* What to work on:
Look for the line containing "What Plotly code" and the line containing "import plotly.graph_objects as go" in the entries below. Copy those two and all lines between them exactly, leaving out pictures.

(Dataset excerpt)
○ ○ ○ ○

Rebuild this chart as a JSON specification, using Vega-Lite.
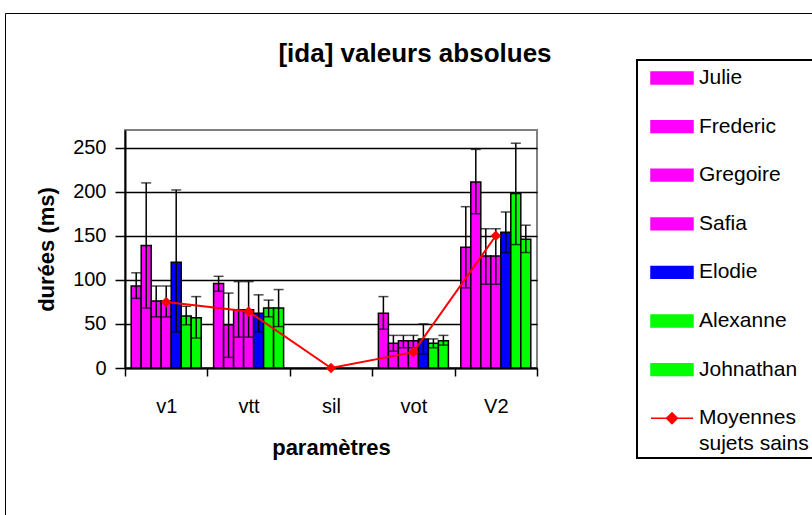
{
  "$schema": "https://vega.github.io/schema/vega-lite/v6.json",
  "width": 412,
  "height": 238,
  "autosize": {"type": "none"},
  "padding": {"left": 125, "top": 130, "right": 275, "bottom": 147},
  "background": "white",
  "config": {
    "font": "Liberation Sans",
    "view": {"stroke": "#808080", "strokeWidth": 2}
  },
  "title": {
    "text": "[ida] valeurs absolues",
    "font": "Liberation Sans",
    "fontSize": 26,
    "fontWeight": "bold",
    "color": "black",
    "anchor": "middle",
    "frame": "group",
    "dx": 84,
    "offset": -54
  },
  "datasets": {
    "sujets": [
      {"param": "v1", "sujet": "Julie", "duree": 93, "min": 79, "max": 108},
      {"param": "v1", "sujet": "Frederic", "duree": 139, "min": 68, "max": 210},
      {"param": "v1", "sujet": "Gregoire", "duree": 76, "min": 58, "max": 93},
      {"param": "v1", "sujet": "Safia", "duree": 76, "min": 58, "max": 93},
      {"param": "v1", "sujet": "Elodie", "duree": 120, "min": 41, "max": 202},
      {"param": "v1", "sujet": "Alexanne", "duree": 59, "min": 49, "max": 70},
      {"param": "v1", "sujet": "Johnathan", "duree": 57, "min": 34, "max": 81},
      {"param": "vtt", "sujet": "Julie", "duree": 96, "min": 87, "max": 104},
      {"param": "vtt", "sujet": "Frederic", "duree": 49, "min": 12, "max": 85},
      {"param": "vtt", "sujet": "Gregoire", "duree": 66, "min": 35, "max": 98},
      {"param": "vtt", "sujet": "Safia", "duree": 66, "min": 35, "max": 98},
      {"param": "vtt", "sujet": "Elodie", "duree": 62, "min": 41, "max": 83},
      {"param": "vtt", "sujet": "Alexanne", "duree": 68, "min": 58, "max": 77},
      {"param": "vtt", "sujet": "Johnathan", "duree": 68, "min": 47, "max": 89},
      {"param": "vot", "sujet": "Julie", "duree": 62, "min": 44, "max": 81},
      {"param": "vot", "sujet": "Frederic", "duree": 28, "min": 19, "max": 37},
      {"param": "vot", "sujet": "Gregoire", "duree": 31, "min": 23, "max": 37},
      {"param": "vot", "sujet": "Safia", "duree": 31, "min": 23, "max": 37},
      {"param": "vot", "sujet": "Elodie", "duree": 33, "min": 16, "max": 50},
      {"param": "vot", "sujet": "Alexanne", "duree": 28, "min": 23, "max": 33},
      {"param": "vot", "sujet": "Johnathan", "duree": 31, "min": 26, "max": 37},
      {"param": "V2", "sujet": "Julie", "duree": 137, "min": 91, "max": 183},
      {"param": "V2", "sujet": "Frederic", "duree": 211, "min": 175, "max": 248},
      {"param": "V2", "sujet": "Gregoire", "duree": 127, "min": 95, "max": 158},
      {"param": "V2", "sujet": "Safia", "duree": 127, "min": 95, "max": 158},
      {"param": "V2", "sujet": "Elodie", "duree": 154, "min": 131, "max": 177},
      {"param": "V2", "sujet": "Alexanne", "duree": 198, "min": 140, "max": 255},
      {"param": "V2", "sujet": "Johnathan", "duree": 146, "min": 131, "max": 162}
    ],
    "moyennes": [
      {"param": "v1", "moyenne": 75},
      {"param": "vtt", "moyenne": 64},
      {"param": "sil", "moyenne": 0},
      {"param": "vot", "moyenne": 18},
      {"param": "V2", "moyenne": 150}
    ]
  },
  "encoding": {
    "x": {
      "field": "param",
      "type": "nominal",
      "sort": null,
      "scale": {"domain": ["v1", "vtt", "sil", "vot", "V2"], "paddingInner": 0, "paddingOuter": 0},
      "axis": {
        "title": "paramètres",
        "titleFont": "Liberation Sans",
        "titleFontSize": 22,
        "titleFontWeight": "bold",
        "titleColor": "black",
        "titlePadding": 21,
        "labelFont": "Liberation Sans",
        "labelFontSize": 20,
        "labelColor": "black",
        "labelAngle": 0,
        "labelPadding": 20,
        "tickBand": "extent",
        "tickSize": 8,
        "tickColor": "black",
        "tickWidth": 1.5,
        "domainColor": "black",
        "domainWidth": 2,
        "grid": false
      }
    }
  },
  "layer": [
    {
      "data": {"name": "sujets"},
      "mark": {"type": "bar", "stroke": "black", "strokeWidth": 1.5},
      "encoding": {
        "xOffset": {
          "field": "sujet",
          "type": "nominal",
          "sort": null,
          "scale": {"domain": ["Julie", "Frederic", "Gregoire", "Safia", "Elodie", "Alexanne", "Johnathan"], "paddingInner": 0, "paddingOuter": 0.62}
        },
        "y": {
          "field": "duree",
          "type": "quantitative",
          "scale": {"domain": [0, 270], "nice": false},
          "axis": {
            "title": "durées (ms)",
            "titleFont": "Liberation Sans",
            "titleFontSize": 22,
            "titleFontWeight": "bold",
            "titleColor": "black",
            "titlePadding": 14,
            "labelFont": "Liberation Sans",
            "labelFontSize": 20,
            "labelColor": "black",
            "labelPadding": 9,
            "values": [0, 50, 100, 150, 200, 250],
            "tickSize": 10,
            "tickColor": "black",
            "tickWidth": 1.5,
            "domainColor": "black",
            "domainWidth": 2,
            "grid": true,
            "gridColor": "black",
            "gridWidth": 1.5
          }
        },
        "color": {
          "field": "sujet",
          "type": "nominal",
          "scale": {
            "domain": ["Julie", "Frederic", "Gregoire", "Safia", "Elodie", "Alexanne", "Johnathan", "Moyennes sujets sains"],
            "range": ["#ff00ff", "#ff00ff", "#ff00ff", "#ff00ff", "#0000ff", "#00ff00", "#00ff00", "#ff0000"]
          },
          "legend": {
            "orient": "none",
            "legendX": 512,
            "legendY": -70,
            "title": null,
            "strokeColor": "black",
            "padding": 3,
            "labelFont": "Liberation Sans",
            "labelFontSize": 21,
            "labelColor": "black",
            "labelLimit": 0,
            "labelOffset": 29,
            "symbolSize": 784,
            "rowPadding": 23.6,
            "symbolType": "M-0.286,-0.42H2.714V0.42H-0.286Z",
            "symbolStrokeWidth": 1.5,
            "symbolStrokeColor": "black",
            "labelExpr": "datum.label === 'Moyennes sujets sains' ? ['Moyennes', 'sujets sains\u2800\u2800\u2800'] : datum.label",
            "encode": {
              "legend": {
                "update": {
                  "strokeWidth": {"value": 2}
                }
              },
              "symbols": {
                "update": {
                  "shape": {"signal": "datum.value === 'Moyennes sujets sains' ? 'M-0.286,0H2.714M1.214,-0.39L1.604,0L1.214,0.39L0.824,0Z' : 'M-0.286,-0.42H2.714V0.42H-0.286Z'"},
                  "stroke": {"signal": "datum.value === 'Moyennes sujets sains' ? '#ff0000' : '#000000'"},
                  "strokeWidth": {"value": 1.5},
                  "fill": {"scale": "color", "field": "value"},
                  "opacity": {"value": 1}
                }
              },
              "labels": {
                "update": {
                  "lineHeight": {"value": 26}
                }
              }
            }
          }
        }
      }
    },
    {
      "data": {"name": "sujets"},
      "mark": {"type": "rule", "color": "black", "strokeWidth": 1.5},
      "encoding": {
        "xOffset": {"field": "sujet", "type": "nominal", "sort": null},
        "y": {"field": "min", "type": "quantitative"},
        "y2": {"field": "max"},
        "opacity": {
          "datum": "cadre",
          "type": "ordinal",
          "scale": {"domain": ["cadre"], "range": [1]},
          "legend": {
            "orient": "none",
            "legendX": -120,
            "legendY": -117,
            "title": null,
            "padding": 700,
            "strokeColor": "black",
            "symbolOpacity": 0,
            "symbolSize": 1,
            "symbolStrokeWidth": 0,
            "labelExpr": "''",
            "labelFontSize": 1,
            "encode": {
              "legend": {"update": {"strokeWidth": {"value": 2.5}}}
            }
          }
        }
      }
    },
    {
      "data": {"name": "sujets"},
      "mark": {"type": "tick", "color": "black", "size": 10, "thickness": 1.5, "orient": "horizontal"},
      "encoding": {
        "xOffset": {"field": "sujet", "type": "nominal", "sort": null},
        "y": {"field": "max", "type": "quantitative"}
      }
    },
    {
      "data": {"name": "sujets"},
      "mark": {"type": "tick", "color": "black", "size": 10, "thickness": 1.5, "orient": "horizontal"},
      "encoding": {
        "xOffset": {"field": "sujet", "type": "nominal", "sort": null},
        "y": {"field": "min", "type": "quantitative"}
      }
    },
    {
      "data": {"name": "moyennes"},
      "mark": {"type": "line", "strokeWidth": 2, "point": {"filled": true, "shape": "diamond", "size": 110}},
      "encoding": {
        "y": {"field": "moyenne", "type": "quantitative"},
        "color": {"datum": "Moyennes sujets sains"}
      }
    }
  ]
}
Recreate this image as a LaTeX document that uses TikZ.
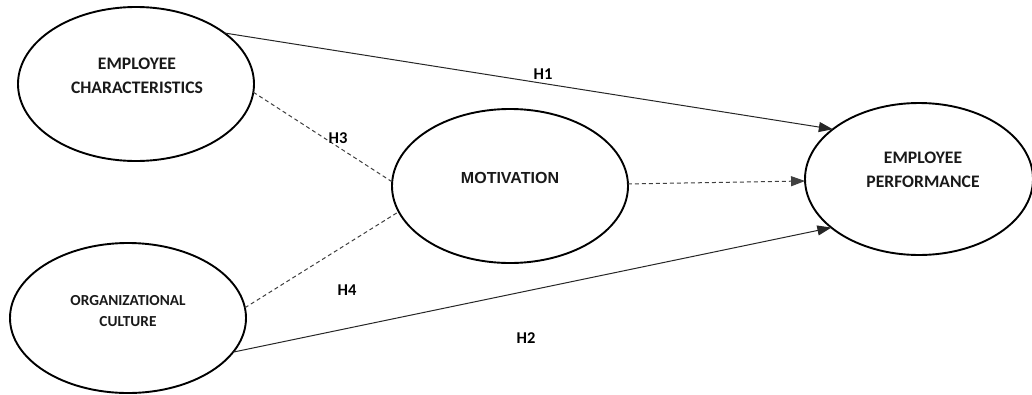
\documentclass[tikz,border=0pt]{standalone}
\usepackage{fontspec}
\setmainfont{Carlito}
\newfontfamily\arialfont{Liberation Sans}
\usetikzlibrary{shapes.geometric,arrows.meta}
\tikzset{
  oval/.style={draw=black, line width=1.9pt, ellipse, inner sep=0pt, outer sep=0pt},
  lbl/.style={align=center, inner sep=0pt, text=black!90, font=\bfseries\fontsize{17.6}{24}\selectfont},
  hyp/.style={inner sep=0pt, text=black, font=\bfseries\fontsize{16.5}{19}\selectfont},
  solidc/.style={draw=black!85, line width=1pt},
  dashc/.style={draw=black!75, line width=1pt, dash pattern=on 4pt off 3pt},
  tip/.style={-{Triangle[length=14pt,width=10pt]}}
}
\begin{document}
\begin{tikzpicture}[x=1pt,y=-1pt]
\useasboundingbox (0,0) rectangle (1032,394);
% ellipses
\node[oval, minimum width=236pt, minimum height=154pt] (ec) at (136,84) {};
\node[oval, minimum width=236pt, minimum height=150pt] (oc) at (128,318) {};
\node[oval, minimum width=236pt, minimum height=154pt] (mo) at (510,186) {};
\node[oval, minimum width=228pt, minimum height=152pt] (ep) at (919,179) {};
% texts
\node[lbl] (ect) at (137,76) {EMPLOYEE\\CHARACTERISTICS};
\node[lbl, font=\bfseries\fontsize{15.3}{21}\selectfont] (oct) at (128,311) {ORGANIZATIONAL\\CULTURE};
\node[lbl, font=\arialfont\bfseries\fontsize{16}{19}\selectfont] (mot) at (510,178) {MOTIVATION};
\node[lbl] (ept) at (923,170) {EMPLOYEE\\PERFORMANCE};
% connectors
\draw[solidc, tip] (ec.30) -- (ep.150);
\draw[dashc] (ec.-4) -- (mo.178);
\draw[dashc] (oc.5) -- (mo.193.5);
\draw[dashc, tip] (mo.1.7) -- (ep.181.8);
\draw[solidc, tip] (oc.-18) -- (ep.209);
% labels
\node[hyp] (h1) at (543,74) {H1};
\node[hyp] (h3) at (338,138) {H3};
\node[hyp] (h4) at (347,290) {H4};
\node[hyp] (h2) at (526,338) {H2};
\end{tikzpicture}
\end{document}
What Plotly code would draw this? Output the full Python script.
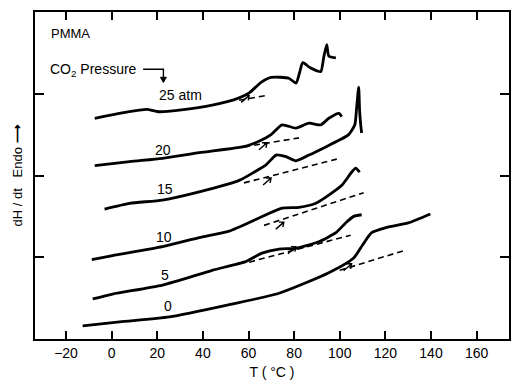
import plotly.graph_objects as go

# ---- data ----
# curve 0 atm
t0 = [-12.7, 3.5, 25.3, 51.5, 73.4, 95.2, 106.1, 110.0, 114.0, 120.0, 130.0, 139.7]
h0 = [0.16, 0.21, 0.27, 0.42, 0.56, 0.81, 0.99, 1.15, 1.30, 1.36, 1.42, 1.53]
# curve 5 atm
t5 = [-8.3, 0.4, 22.3, 44.1, 59.0, 65.9, 73.4, 80.8, 90.8, 98.3, 102.6, 106.1, 109.6]
h5 = [0.49, 0.55, 0.66, 0.84, 0.95, 1.05, 1.10, 1.11, 1.19, 1.30, 1.42, 1.50, 1.52]
# curve 10 atm
t10 = [-8.7, 0.4, 22.3, 38.4, 51.5, 64.6, 74.7, 82.1, 89.5, 95.2, 100.9, 105.2, 107.0, 108.7]
h10 = [0.97, 1.02, 1.13, 1.24, 1.32, 1.48, 1.60, 1.61, 1.66, 1.76, 1.88, 2.04, 2.09, 2.04]
# curve 15 atm
t15 = [-3.1, 7.9, 22.3, 38.4, 55.9, 62.4, 67.7, 72.1, 76.4, 80.8, 86.5, 93.9, 99.6,
       103.9, 106.6, 107.4, 108.3, 108.7, 109.2, 109.6]
h15 = [1.59, 1.66, 1.70, 1.80, 1.94, 2.04, 2.13, 2.25, 2.23, 2.18, 2.25, 2.35, 2.43,
       2.50, 2.62, 2.83, 3.08, 2.80, 2.62, 2.52]
# curve 20 atm
t20 = [-7.4, 7.9, 22.3, 38.4, 59.0, 65.5, 69.9, 74.7, 80.8, 86.5, 91.7, 95.2, 99.6, 100.9]
h20 = [2.12, 2.17, 2.21, 2.28, 2.36, 2.43, 2.50, 2.62, 2.58, 2.64, 2.62, 2.70, 2.76, 2.72]
# curve 25 atm
t25 = [-7.4, 7.9, 15.3, 21.0, 29.7, 44.1, 55.9, 60.3, 65.5, 69.9, 77.7, 80.8, 82.5,
       83.8, 86.9, 90.0, 91.7, 93.0, 94.3, 95.2, 98.3]
h25 = [2.70, 2.78, 2.81, 2.78, 2.80, 2.86, 2.95, 3.01, 3.14, 3.20, 3.19, 3.13, 3.27,
       3.38, 3.32, 3.28, 3.27, 3.45, 3.60, 3.46, 3.44]

curves_t = [t0, t5, t10, t15, t20, t25]
curves_h = [h0, h5, h10, h15, h20, h25]

# dashed baseline extrapolations (start, end)
base_t = [[100.0, 128.0], [60.3, 104.8], [66.8, 110.5], [58.0, 98.7], [58.1, 82.1], [55.9, 68.1]]
base_h = [[0.84, 1.08], [0.94, 1.27], [1.39, 1.79], [1.91, 2.20], [2.35, 2.46], [2.92, 2.98]]

# Tg arrow marks
tg_t = [105.2, 80.8, 75.5, 69.9, 68.1, 60.3]
tg_h = [0.92, 1.13, 1.43, 1.97, 2.40, 2.98]

# curve labels
lab_text = ["0", "5", "10", "15", "20", "25 atm"]
lab_t = [24.9, 23.6, 23.1, 23.6, 22.7, 30.1]
lab_h = [0.40, 0.78, 1.25, 1.83, 2.31, 2.98]

x_ticks = [-20, 0, 20, 40, 60, 80, 100, 120, 140, 160]
y_ticks = [1, 2, 3]

FONT = "Liberation Sans, Arial, sans-serif"

fig = go.Figure()
for xs, ys in zip(curves_t, curves_h):
    fig.add_trace(go.Scatter(x=xs, y=ys, mode="lines",
                             line=dict(color="black", width=2.8, shape="spline", smoothing=0.6),
                             hoverinfo="skip", showlegend=False))
for xs, ys in zip(base_t, base_h):
    fig.add_trace(go.Scatter(x=xs, y=ys, mode="lines",
                             line=dict(color="black", width=1.6, dash="6px,4px"),
                             hoverinfo="skip", showlegend=False))

annotations = []
for txt, x, y in zip(lab_text, lab_t, lab_h):
    annotations.append(dict(x=x, y=y, text=txt, showarrow=False,
                            font=dict(size=14, color="black", family=FONT)))

annotations.append(dict(x=-27.5, y=3.74, text="PMMA", showarrow=False, xanchor="left",
                        font=dict(size=13, color="black", family=FONT)))
annotations.append(dict(x=-28.0, y=3.29, text="CO<sub>2</sub> Pressure", showarrow=False,
                        xanchor="left", font=dict(size=14, color="black", family=FONT)))

shapes = []
# small Tg arrows (pixel-sized paths anchored at the data point; y pixels point up)
for x, y in zip(tg_t, tg_h):
    shapes.append(dict(type="path", xref="x", yref="y", xsizemode="pixel", ysizemode="pixel",
                       xanchor=x, yanchor=y,
                       path="M -8,-7 L 0,0 M -5,0 L 0,0 L -1,-5",
                       line=dict(color="black", width=1.4)))
# CO2 pressure arrow
shapes.append(dict(type="path", path="M 13.8,3.30 L 22.7,3.30 L 22.7,3.14",
                   line=dict(color="black", width=1.4), xref="x", yref="y"))
shapes.append(dict(type="path", xref="x", yref="y", xsizemode="pixel", ysizemode="pixel",
                   xanchor=22.7, yanchor=3.14, path="M -3,5 L 0,0 L 3,5 Z",
                   fillcolor="black", line=dict(color="black", width=1)))

fig.update_layout(
    width=511, height=383,
    margin=dict(l=35, r=0, t=12, b=44),
    paper_bgcolor="white", plot_bgcolor="white",
    font=dict(family=FONT, size=14, color="black"),
    annotations=annotations, shapes=shapes,
    showlegend=False,
)
fig.update_xaxes(range=[-33.6, 174.2], tickvals=x_ticks, ticks="inside", ticklen=8,
                 tickwidth=1.5, tickcolor="black", showline=True, linecolor="black",
                 linewidth=2, mirror="ticks", showgrid=False, zeroline=False,
                 title=dict(text="T ( °C )", font=dict(size=14), standoff=7),
                 tickfont=dict(size=14))
fig.update_yaxes(range=[0, 4], tickvals=y_ticks, ticks="inside", ticklen=9,
                 tickwidth=1.5, tickcolor="black", showline=True, linecolor="black",
                 linewidth=2, mirror="ticks", showgrid=False, zeroline=False,
                 showticklabels=False,
                 title=dict(text="dH / dt   Endo <b>⟶</b>", font=dict(size=13), standoff=7))

fig.write_html("out.html")
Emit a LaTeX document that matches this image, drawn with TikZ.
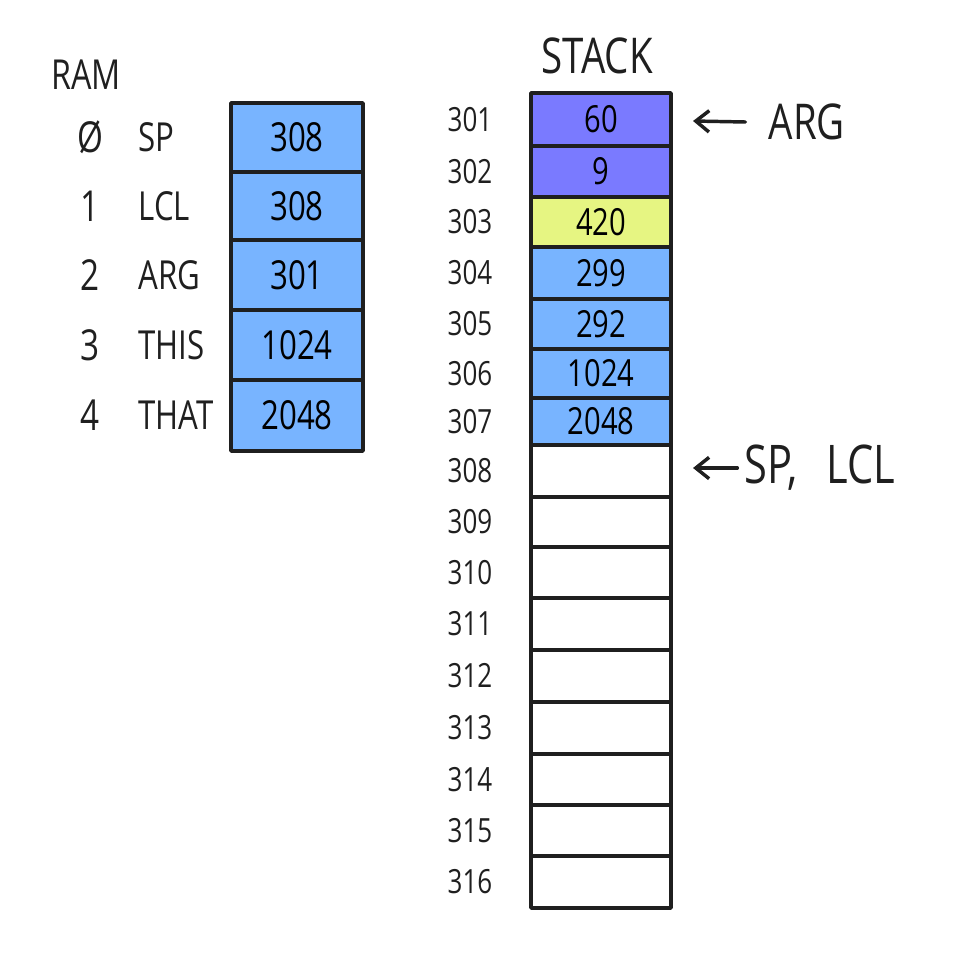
\documentclass[tikz,border=0pt]{standalone}
\usepackage{fontspec}
\setmainfont[FakeStretch=0.78]{Open Sans}
\usetikzlibrary{arrows.meta}
\definecolor{cblue}{RGB}{120,180,255}
\definecolor{cpurp}{RGB}{122,122,255}
\definecolor{cyel}{RGB}{230,245,130}
\begin{document}
\begin{tikzpicture}[x=0.75pt,y=-0.75pt,
  cell/.style={draw=black!88, line width=2.6pt, line join=round, inner sep=0pt, anchor=center},
  ramval/.style={font=\fontsize{30}{32}\selectfont},
  stval/.style={font=\fontsize{28}{30}\selectfont},
  stlab/.style={font=\fontsize{25}{27}\selectfont, text=black!88},
  big/.style={font=\fontsize{30}{32}\selectfont, text=black!88},
  ptr/.style={draw=black!88, line width=2.6pt, line cap=round, -{Straight Barb[length=10pt,width=16pt,line width=2.6pt]}}]
\useasboundingbox (0,0) rectangle (960,960);
% RAM
\node[big, font=\fontsize{31}{33}\selectfont] (ramtitle) at (86,75) {RAM};
\foreach \i/\a/\b/\v/\n/\m in {0/103/172/308/Ø/SP, 1/172/240/308/1/LCL, 2/240/310/301/2/ARG, 3/310/380/1024/3/THIS, 4/380/451/2048/4/THAT} {
  \pgfmathsetmacro\ym{(\a+\b)/2}
  \node[cell, fill=cblue, ramval, minimum width=99pt, minimum height={(\b-\a)*0.75pt}] (r\i) at (297,\ym) {\v};
  \node[big, font=\fontsize{32}{34}\selectfont] (ri\i) at (90,\ym) {\n};
  \node[big, anchor=west] (rn\i) at (134,\ym) {\m};
}
% STACK
\node[big, font=\fontsize{37}{39}\selectfont] (sttitle) at (597,56) {STACK};
\foreach \i/\a/\b/\c/\v/\l in {
  1/93/146/cpurp/60/301, 2/146/197/cpurp/9/302, 3/197/247/cyel/420/303,
  4/247/299/cblue/299/304, 5/299/349/cblue/292/305, 6/349/398/cblue/1024/306,
  7/398/445/cblue/2048/307, 8/445/497/white//308, 9/497/547/white//309,
  10/547/598/white//310, 11/598/650/white//311, 12/650/702/white//312,
  13/702/754/white//313, 14/754/805/white//314, 15/805/856/white//315,
  16/856/908/white//316} {
  \pgfmathsetmacro\ym{(\a+\b)/2}
  \node[cell, fill=\c, stval, minimum width=105pt, minimum height={(\b-\a)*0.75pt}] (s\i) at (601,\ym) {\v};
  \node[stlab] (sl\i) at (470,\ym) {\l};
}
% pointers
\node[big, font=\fontsize{37}{39}\selectfont, anchor=west] (argp) at (764,122) {ARG};
\coordinate (argtip) at (693,121);
\draw[ptr] ([xshift=-14pt]argp.west) -- (argtip);
\node[big, font=\fontsize{40}{42}\selectfont, anchor=west] (spp) at (740,468) {SP,\hspace{22pt}LCL};
\coordinate (sptip) at (693,468);
\draw[ptr] ([xshift=-2pt]spp.west) -- (sptip);
\end{tikzpicture}
\end{document}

○ ○ ○ ○

* Result below:
What Plotly code would draw this? Output the full Python script.
import plotly.graph_objects as go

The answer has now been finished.